The constant speculation on “what to do” is a misguided exercise being desperately grasped, but note where this comes from. We already know what to do, endless articles have covered this more then adequately, now YOU go do it. Needless to say, this is being ignored wholesale.

Industry, business and government know what to do – but will ignore this too, as long as possible, determining that immediate short-term profits are more important.

Humanity, especially Americans who refuse to believe virtually any fact, is simply far more comfortable embracing incessant denial.

The end result however, will be the same. We die. All of us. Soon. There will be a stupendously large scramble for the absent “exits” to find refuge and a safe place to be.

All this “planning” and “adaption” will prove to be moot. It will be asses and elbows right to the bitter end, as we scramble enmasse to stay alive. This is what humans do, demonstrated throughout our entire history as a species, particularly when survival is at stake. We are not going to go down peacefully, holding hands – we NEVER have. All notion of peace, negotiation and civilized will have long departed.

Food will be the greatest lack of all as global production plummets to virtually zero long before the heat (and extreme events) kills off all life. Many will die of starvation long before then.

Personally, I find articles like this entertaining, but on a deeper level, it’s just a grasp at “how the hell do I learn to cope with this impending doom and end game to my life” by the authors. Most desperately want to find some peace in all of this – and if at all possible, a peaceful solution. The harsh facts of human nature and existence, demonstrated by our history (past and present) is no such outcome actually exists.

Refusal to accept this is just another form of denial. Knowing the end is coming and why, is only a small part of the whole picture. Knowing further that we will not go peacefully is no comfort. There will be many who will ignore this, choosing instead to live their lives embracing hope.

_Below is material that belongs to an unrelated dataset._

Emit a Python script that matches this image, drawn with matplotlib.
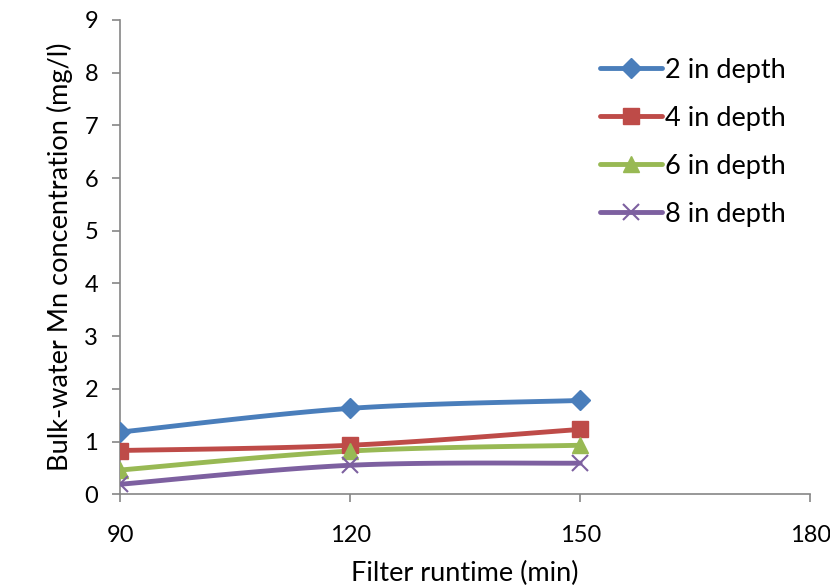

There is nothing wrong with that fundamentally. But the error is made when they naively expect everyone else to do the same – they will not.

It’s worth also looking at the personalities involved that seek to instill hopium. They represent the epitome of hundreds of thousands of years of human existence and development, advocating peace, hope, life, living, future, joy, entertainment and so much more. They are admirable precisely because of these points. But they are poorly equipped to adapt emotionally and physically to a harsher world, and they will not survive as long as those that are, having refused to acknowledge the base facts that make one human survive (longer) then another.

In other words – they are not what we need to garner the best advice for survival, lacking skill, experience and judgement. I do not promote such people for survival for this reason, although I do admire them for their personal philosophy and perspective. I expect they’ll be pretty useless when it comes to trying to stay alive in a increasingly brutal world looking for sustenance, having ignored that real adaption means far, far more then “embracing collapse” or some other such nonsense. Nobody will “embrace collapse”, only idiot authors write such garbage out of desperation, secretly knowing their toast.

The naivety expressed is actually dangerous for the rest of us, because it creates another false set of illusions about “how” we might adapt, or mitigate, or survive. This is becoming problematic. It fairly prevalent now in the collapse literature. The people who write these things are not the best equipped to give advice, theory, understanding or direction. The world they embrace and are “from” is ending. This evidence abounds everywhere. The world that is coming is utterly alien to them. They’re not adjusting very well and as a result, they’re advising many of the wrong things.

To demonstrate this point more clearly, imagine you are faced with the future being projected – intolerable heat, extreme events, displaced refugees and growing hunger. This bears down on you.  Every. Single. Day. Growing in intensity and suffering until it becomes truly insufferable.

Looking back, you belatedly realize that all your hopium did nothing. You’d rather have something to eat. Or some place safer to be. Watching your kids die of starvation will be unbelievably painful. Or freezing to death in the “storm of the century”.

The failure to adapt to real life, and do what you can about it, becomes the deciding factor on your actual existence. THIS is what is not being talked about and even rejected by hopium authors, probably because they don’t actually have a clue what to do. The world they once knew is long gone and they were simply unable to keep up to the changing realities.

In the end – this will mean life or death, possibly even decades of living lost, where those equipped would have lived more.

But even in the larger context, this isn’t about “time” or how long you get to live, it’s always about how you live – until you are forced to survive – and then the rules change (and so do you, if you can). Plenty of collapse authors completely fail to realize this transition point exists. But once all the hand-holding stops, reality will set in.

So my advice is to live your life now, while you still can, while still doing all you can for the future reality and how harsh things will be. Don’t ignore what it will mean in the future to survive.